Court documents show that the deal announced in 2012 was a complicated leveraged buyout that involved a number of corporate entities and the borrowing of hundreds of millions of dollars.
But in replying to Value Village’s appeal in November, the federal government alleged there had also been a series of transactions that “resulted, directly or indirectly, in a tax benefit,” namely the “avoidance” of withholding tax charged on amounts paid or credited to non-residents, such as dividends.
The same reply shows that the federal government took issue with one of the steps taken to implement the leveraged buyout.
Instead of transferring the shares of the old Value Village Canada entity to the new Canadian entity directly, they were first shifted to a U.S. LP, which was then sold to the new Canadian entity for a “consideration” of $1.015 billion in the form of two promissory notes.
The federal government said that if the shares of Value Village Canada’s predecessor had been transferred directly, the $1.015 billion would have been deemed a taxable dividend.
Inserting the U.S. LP into the deal, the government alleged, was “not necessary except for obtaining the tax benefit.”
The reply also alleged that the transactions could “reasonably be considered” to have directly or indirectly resulted in a “misuse and abuse” of sections of the Income Tax Act that it said are intended to restrict the amount of surplus and retained earnings that can be extracted from a company tax-free.
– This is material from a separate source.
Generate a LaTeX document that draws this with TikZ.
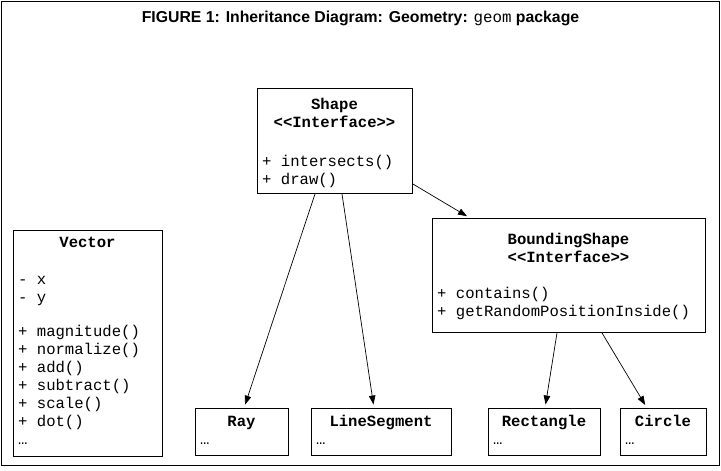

In addition to the $30.45-million reassessment, Value Village said in its notice that the CRA had also moved to reduce the paid-up capital of its common shares from $406 million to nothing, “for surplus repatriation purposes only.”
The company appealed to have the CRA’s assessment and determination vacated.
When asked for comment in November, a spokesperson for Value Village pointed the Financial Post towards the company’s tax court appeal, which disputes the CRA’s view of the transactions.
“When one reviews the reasons for implementing each of those steps, it is clear that business and U.S. tax considerations drove their implementation,” Value Village’s notice of appeal said. “The Canadian tax aspects were always subordinate to or incidental to the other objectives.”
The tax-court documents say the shares of Value Village Canada are indirectly owned by a Washington state-based holding company called S-Evergreen. The spokesperson said the overall ownership of Value Village, one of Canada’s largest retailers of used goods, is a mix of the two private-equity firms, as well as the company’s former chairman and its management.
Neither side’s claims have been proven in court at this point.
The federal government is alleging Value Village’s move to implement a leveraged buyout in 2012 resulted in “misuse and abuse” of parts of the Income Tax Act, with transactions that “resulted, directly or indirectly, in a tax benefit.” The U.S. retailer is appealing the claims.